Book review: Joey Comeau, Malagash

Lyrical prose packed with truths.


Sunday's father is dying of cancer and he wants to go back to his hometown of Malagash to die. The kids, Sunday and her little brother Simon, are school-aged, and so the whole family packs up for the north shore of Nova Scotia. It's like summer vacation with the wonder of bucolic nature, except it's mostly just waiting around for death to make its appearance.

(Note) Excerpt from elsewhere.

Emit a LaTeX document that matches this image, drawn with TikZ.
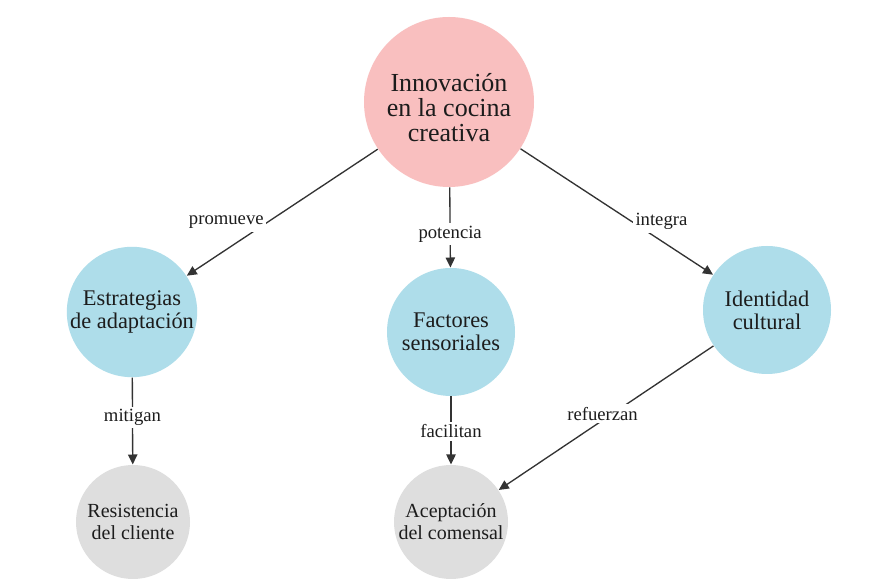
\documentclass[tikz,border=0pt]{standalone}
\usepackage{fontspec}
\setmainfont{Liberation Serif}
\usetikzlibrary{arrows.meta}

\definecolor{rootpink}{RGB}{249,191,191}
\definecolor{midblue}{RGB}{174,221,234}
\definecolor{leafgray}{RGB}{222,222,222}
\definecolor{edgegray}{RGB}{51,51,51}
\definecolor{inkblack}{RGB}{28,28,28}

\tikzset{every picture/.style={line width=0.75pt}}
\tikzset{
  rootnode/.style={circle, fill=rootpink, minimum size=127.5pt, inner sep=0pt, align=center, text=inkblack, text height=60pt, text depth=0pt, font=\fontsize{19.5}{19}\selectfont},
  midnode/.style={circle, fill=midblue, minimum size=96pt, inner sep=0pt, align=center, text=inkblack, font=\fontsize{16.8}{17.2}\selectfont},
  leafnode/.style={circle, fill=leafgray, minimum size=85.5pt, inner sep=0pt, align=center, text=inkblack, font=\fontsize{15}{16.5}\selectfont},
  link/.style={draw=edgegray, line width=1pt, -{Triangle[length=7.5pt,width=7pt]}},
  linklabel/.style={fill=white, inner sep=2pt, text=inkblack, font=\fontsize{14}{14}\selectfont}
}

\begin{document}
\begin{tikzpicture}[x=0.75pt,y=0.75pt,yscale=-1,xscale=1]
    \useasboundingbox[fill=white] (0,0) rectangle (886,584);

    % Circles
    \node [rootnode] (innov) at (449,102) {Innovación\\en la cocina\\creativa};
    \node [midnode] (estrat) at (132,312) {Estrategias\\de adaptación};
    \node [midnode] (factor) at (451,332) {Factores\\sensoriales};
    \node [midnode] (ident) at (767,310) {Identidad\\cultural};
    \node [leafnode] (resist) at (133,522) {Resistencia\\del cliente};
    \node [leafnode] (acept) at (451,522) {Aceptación\\del comensal};

    % Links
    \draw [link] (innov) -- node [linklabel, pos=0.58, anchor=east] {promueve} (estrat);
    \draw [link] (innov) -- node [linklabel, pos=0.58] {potencia} (factor);
    \draw [link] (innov) -- node [linklabel, pos=0.58, anchor=west] {integra} (ident);
    \draw [link] (estrat) -- node [linklabel, pos=0.46] {mitigan} (resist);
    \draw [link] (factor) -- node [linklabel, pos=0.51] {facilitan} (acept);
    \draw [link] (ident) -- node [linklabel, pos=0.47, xshift=-7.5pt] {refuerzan} (acept);

\end{tikzpicture}
\end{document}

Sunday, being a tech-savvy youth who seemingly believes in the sort of soul of an online, virtual life, concocts a plan to keep her father alive—so to speak—forever. She meticulously records his voice while he is in the hospital, catalogues it with the precision of an archivist and generates a benign virus that will gently infect computers, simply for the purpose of propagating. For Sunday, and eventually for her little brother, the idea of their father travelling on, by planting little files of his recorded voice in unsuspecting computers, is something to hold onto. It's an escape for these characters that is explored to touching effect by Comeau's tranquil, lyrical prose.

The novel unfolds in the way that one remembers times of mourning: In hazy snapshots of the inevitable moments that loom over the occasion. The last joke exchanged, the last touch, the last word. A weight will lift is the mantra repeated throughout the book. Malagash is about the small moments when humans are faced with huge truths, and there is a weight in that. Comeau's novel lingers with its small pithy truths, its big pithy truths and all the stuff in between.